Among topics of interest are the following: Orientalism in the Luso-Hispanic world; post-colonial cultural production by and/or about minorities in the Lusophone and Hispanophone world, including people of Asian, Arab, Jewish, black, indigenous and Romani (gypsy) descent; Arab cultural production in any of the languages in the Iberian Peninsula; Spanish-language cultural production in Israel, Equatorial Guinea, the Philippines, the United States, and Canada; Lusophone cultural production in Portugal’s former colonies; and any Hispanophone and Lusophone cultural production from Latin American and the Iberian Peninsula that addresses Transmodernity, understood as a South-to-South intercultural dialogue from the perspective of the so-called Third World and beyond the dependence on the metropolis. Essays that cross disciplinary boundaries and from different disciplines (including literary and film studies, urban and cultural studies, popular and mass culture, subcultures, performing and visual arts, and Luso-Hispanic thought) will be considered.

Rather than a celebration of ethnic or cultural identity, the Journal is more concerned with processes of racialization, hybridization, transculturation, liminality, creolization, syncretism, and mestizaje.
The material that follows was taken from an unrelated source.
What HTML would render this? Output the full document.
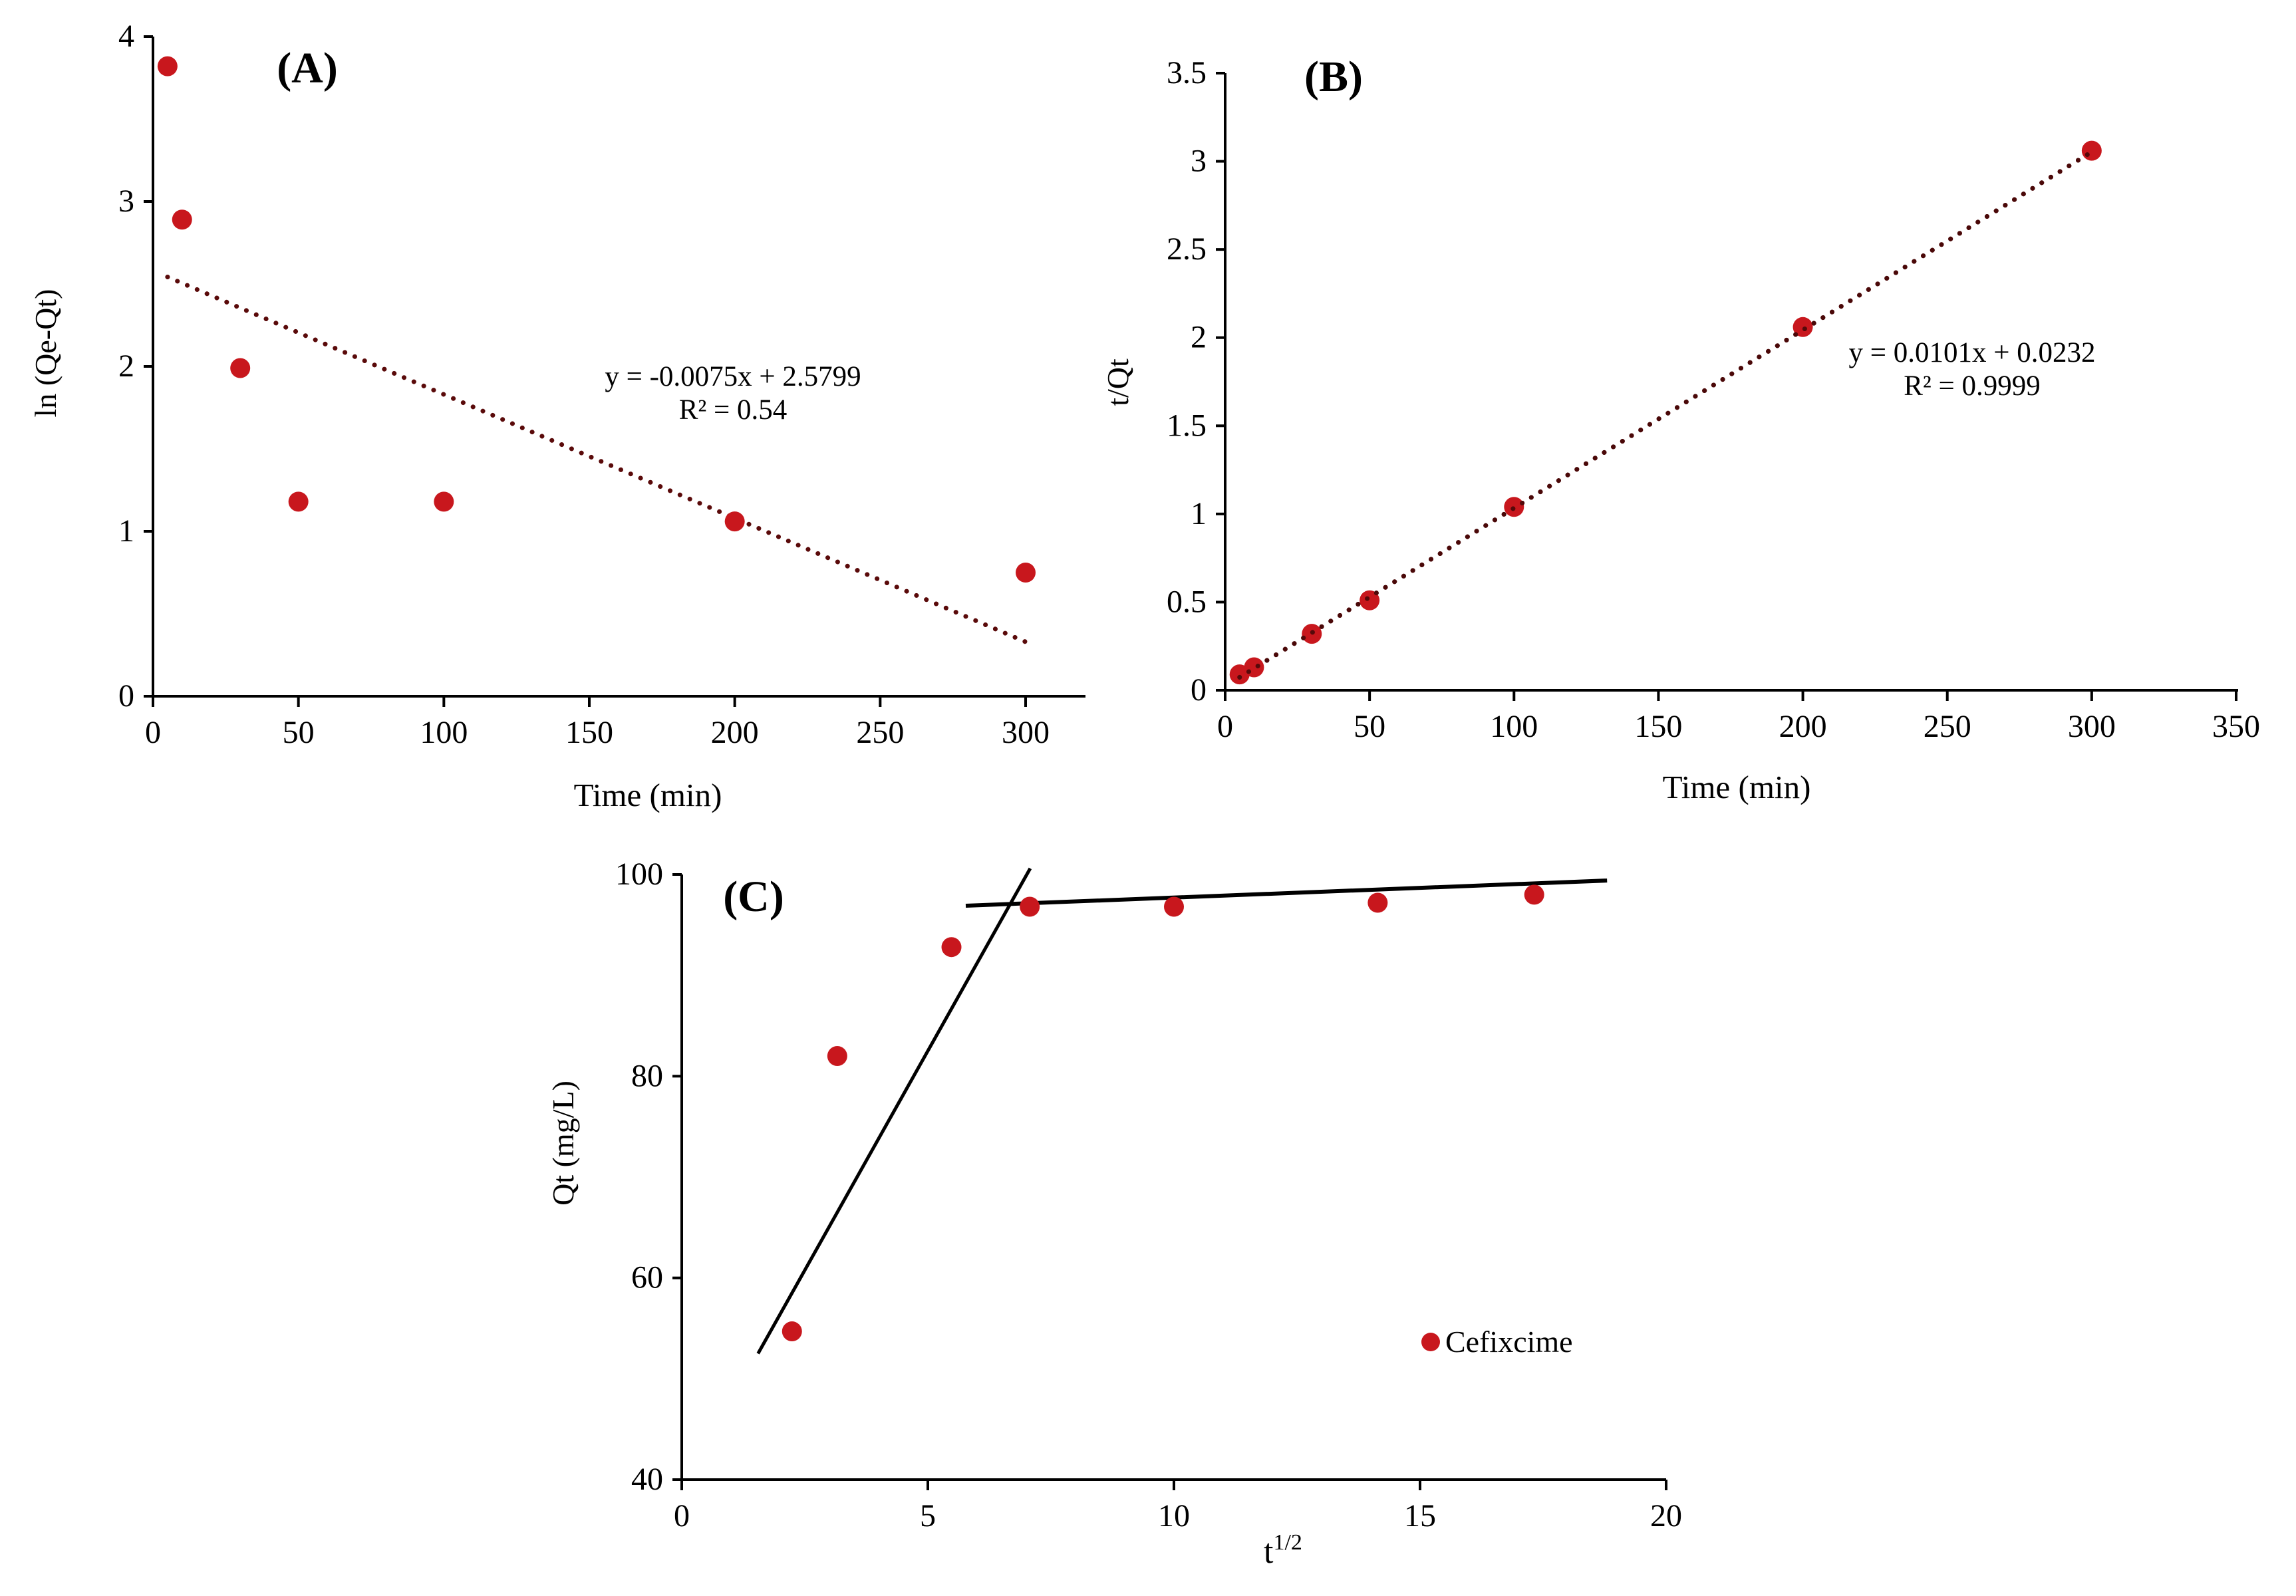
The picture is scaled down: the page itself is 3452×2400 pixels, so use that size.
<!DOCTYPE html>
<html><head><meta charset="utf-8"><style>
html,body{margin:0;padding:0;background:#fff;}
svg{display:block;font-family:"Liberation Serif",serif;}
</style></head><body>
<svg id="chart" width="3452" height="2400" viewBox="0 0 3452 2400"></svg>
<script>
// Panel A data
const aX = [5, 10, 30, 50, 100, 200, 300];
const aY = [3.82, 2.89, 1.99, 1.18, 1.18, 1.06, 0.75];
const aXTicks = [0, 50, 100, 150, 200, 250, 300];
const aYTicks = [0, 1, 2, 3, 4];
const aFit = [-0.0075, 2.5799];
// Panel B data
const bX = [5, 10, 30, 50, 100, 200, 300];
const bY = [0.09, 0.13, 0.32, 0.51, 1.04, 2.06, 3.06];
const bXTicks = [0, 50, 100, 150, 200, 250, 300, 350];
const bYTicks = [0, 0.5, 1, 1.5, 2, 2.5, 3, 3.5];
const bFit = [0.0101, 0.0232];
// Panel C data
const cX = [2.24, 3.16, 5.48, 7.07, 10, 14.14, 17.32];
const cY = [54.7, 82, 92.8, 96.8, 96.8, 97.2, 98];
const cXTicks = [0, 5, 10, 15, 20];
const cYTicks = [40, 60, 80, 100];
const cLine1 = [[1.55, 52.5], [7.08, 100.6]];
const cLine2 = [[5.77, 96.9], [18.8, 99.4]];

const svg = document.getElementById('chart');
const NS = 'http://www.w3.org/2000/svg';
function mk(tag, attrs, parent) {
  const e = document.createElementNS(NS, tag);
  for (const k in attrs) e.setAttribute(k, attrs[k]);
  (parent || svg).appendChild(e);
  return e;
}
function txt(s, attrs, parent) { const t = mk('text', attrs, parent); t.textContent = s; return t; }

function panel(cfg) {
  const g = mk('g', {});
  
  
  const sx = v => cfg.x0 + (v - cfg.xmin) / (cfg.xmax - cfg.xmin) * (cfg.x1 - cfg.x0);
  const sy = v => cfg.y0 - (v - cfg.ymin) / (cfg.ymax - cfg.ymin) * (cfg.y0 - cfg.y1);
  const ya = mk('line', {x1: cfg.x0, y1: cfg.y0 + 2, x2: cfg.x0, y2: cfg.y1, stroke: '#000', 'stroke-width': 4}, g);
  
  
  const xa = mk('line', {x1: cfg.x0 - 14, y1: cfg.y0, x2: cfg.xend, y2: cfg.y0, stroke: '#000', 'stroke-width': 4}, g);
  
  
  cfg.xt.forEach((v, i) => {
    const x = sx(v);
    mk('line', {x1: x, y1: cfg.y0, x2: x, y2: cfg.y0 + 16, stroke: '#000', 'stroke-width': 4}, g);
    const t = txt(String(v), {x: x, y: cfg.y0 + 70, 'font-size': 48, 'text-anchor': 'middle'}, g);
    
    
  });
  cfg.yt.forEach(v => {
    const y = sy(v);
    mk('line', {x1: cfg.x0 - 14, y1: y, x2: cfg.x0, y2: y, stroke: '#000', 'stroke-width': 4}, g);
    const t = txt(String(v), {x: cfg.x0 - 28, y: y + 15, 'font-size': 48, 'text-anchor': 'end'}, g);
    
    
  });
  cfg.lines.forEach(l => {
    const ln = mk('line', {x1: sx(l[0][0]), y1: sy(l[0][1]), x2: sx(l[1][0]), y2: sy(l[1][1]),
      stroke: l[2], 'stroke-width': l[3], 'stroke-dasharray': l[4] || 'none', 'stroke-linecap': l[4] ? 'round' : 'butt'}, g);
    
    
  });
  cfg.xs.forEach((v, i) => {
    const c = mk('circle', {cx: sx(v), cy: sy(cfg.ys[i]), r: 15, fill: '#c8171d'}, g);
    
    
  });
  if (cfg.overDots) cfg.lines.forEach(l => {
    mk('line', {x1: sx(l[0][0]), y1: sy(l[0][1]), x2: sx(l[1][0]), y2: sy(l[1][1]),
      stroke: l[2], 'stroke-width': l[3], 'stroke-dasharray': l[4], 'stroke-linecap': 'round', opacity: 0.9}, g);
  });
  return g;
}

const gA = panel({name: 'panel-a', x0: 230, x1: 1542, y0: 1047, y1: 55, xend: 1632,
  xmin: 0, xmax: 300, ymin: 0, ymax: 4, xt: aXTicks, yt: aYTicks, xs: aX, ys: aY,
  lines: [[[5, aFit[0] * 5 + aFit[1]], [300, aFit[0] * 300 + aFit[1]], '#5a0a0a', 7, '0.1 16']]});
const gB = panel({name: 'panel-b', x0: 1842, x1: 3362, y0: 1038, y1: 110, xend: 3365,
  xmin: 0, xmax: 350, ymin: 0, ymax: 3.5, xt: bXTicks, yt: bYTicks, xs: bX, ys: bY, overDots: true,
  lines: [[[5, bFit[0] * 5 + bFit[1]], [300, bFit[0] * 300 + bFit[1]], '#4a0808', 7, '0.1 16']]});
const gC = panel({name: 'panel-c', x0: 1025, x1: 2505, y0: 2225, y1: 1315, xend: 2505,
  xmin: 0, xmax: 20, ymin: 40, ymax: 100, xt: cXTicks, yt: cYTicks, xs: cX, ys: cY,
  lines: [[cLine1[0], cLine1[1], '#000', 5], [cLine2[0], cLine2[1], '#000', 6]]});

function label(s, attrs, name, parent) {
  const t = txt(s, attrs, parent);
  
  
  return t;
}
label('(A)', {x: 462, y: 124, 'font-size': 66, 'font-weight': 'bold', 'text-anchor': 'middle'}, 'panel-a-title', gA);
label('y = -0.0075x + 2.5799', {x: 1102, y: 580, 'font-size': 43, 'text-anchor': 'middle'}, 'panel-a-equation', gA);
label('R² = 0.54', {x: 1102, y: 630, 'font-size': 43, 'text-anchor': 'middle'}, 'panel-a-r2', gA);
label('Time (min)', {x: 974, y: 1212, 'font-size': 49, 'text-anchor': 'middle'}, 'x-axis-title', gA);
label('ln (Qe-Qt)', {x: 0, y: 0, 'font-size': 46, 'text-anchor': 'middle', transform: 'translate(84,531) rotate(-90)'}, 'y-axis-title', gA);

label('(B)', {x: 2005, y: 137, 'font-size': 66, 'font-weight': 'bold', 'text-anchor': 'middle'}, 'panel-b-title', gB);
label('y = 0.0101x + 0.0232', {x: 2965, y: 544, 'font-size': 43, 'text-anchor': 'middle'}, 'panel-b-equation', gB);
label('R² = 0.9999', {x: 2965, y: 594, 'font-size': 43, 'text-anchor': 'middle'}, 'panel-b-r2', gB);
label('Time (min)', {x: 2611, y: 1200, 'font-size': 49, 'text-anchor': 'middle'}, 'x-axis-title', gB);
label('t/Qt', {x: 0, y: 0, 'font-size': 46, 'text-anchor': 'middle', transform: 'translate(1696,575) rotate(-90)'}, 'y-axis-title', gB);

label('(C)', {x: 1133, y: 1370, 'font-size': 66, 'font-weight': 'bold', 'text-anchor': 'middle'}, 'panel-c-title', gC);
label('Qt (mg/L)', {x: 0, y: 0, 'font-size': 46, 'text-anchor': 'middle', transform: 'translate(862,1719) rotate(-90)'}, 'y-axis-title', gC);
const xt = label('t', {x: 1900, y: 2350, 'font-size': 52}, 'x-axis-title', gC);
const sup = mk('tspan', {'font-size': 34, dy: -20}, xt); sup.textContent = '1/2';
const lm = mk('circle', {cx: 2151, cy: 2018, r: 14, fill: '#c8171d'}, gC);


label('Cefixcime', {x: 2173, y: 2033, 'font-size': 46}, 'legend-label', gC);
</script>
</body></html>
It is equally interested in studies dealing with exile, migration, transnationalism, citizenship, social and cultural memory, glocalization and assimilation, as well as with strategic (self-)orientalization and the orientalization of both Eastern and non-Eastern cultures and peoples in the Luso-Hispanic world. TRANSMODERNITY focuses, therefore, on new transmodern, intercultural and inter-(semi)peripheral paradigms that claim their own place beyond the traditional Western modernity that had excluded previously them. It addresses decentering interplays among “peripheral” areas of the Third World, “semiperipheral” areas (Spain and Portugal since the second part of the seventeenth century), and marginalized social groups of the globe (Chicanas/os, African Americans, and Filipino Americans). This approach responds to the objective of “provincializing” the metropolis and disrupting the traditional center-periphery dichotomy, thus bringing about multiple and interchangeable centers and peripheries, whose cultures interact with one another without the mediation of the European and North American metropolitan centers.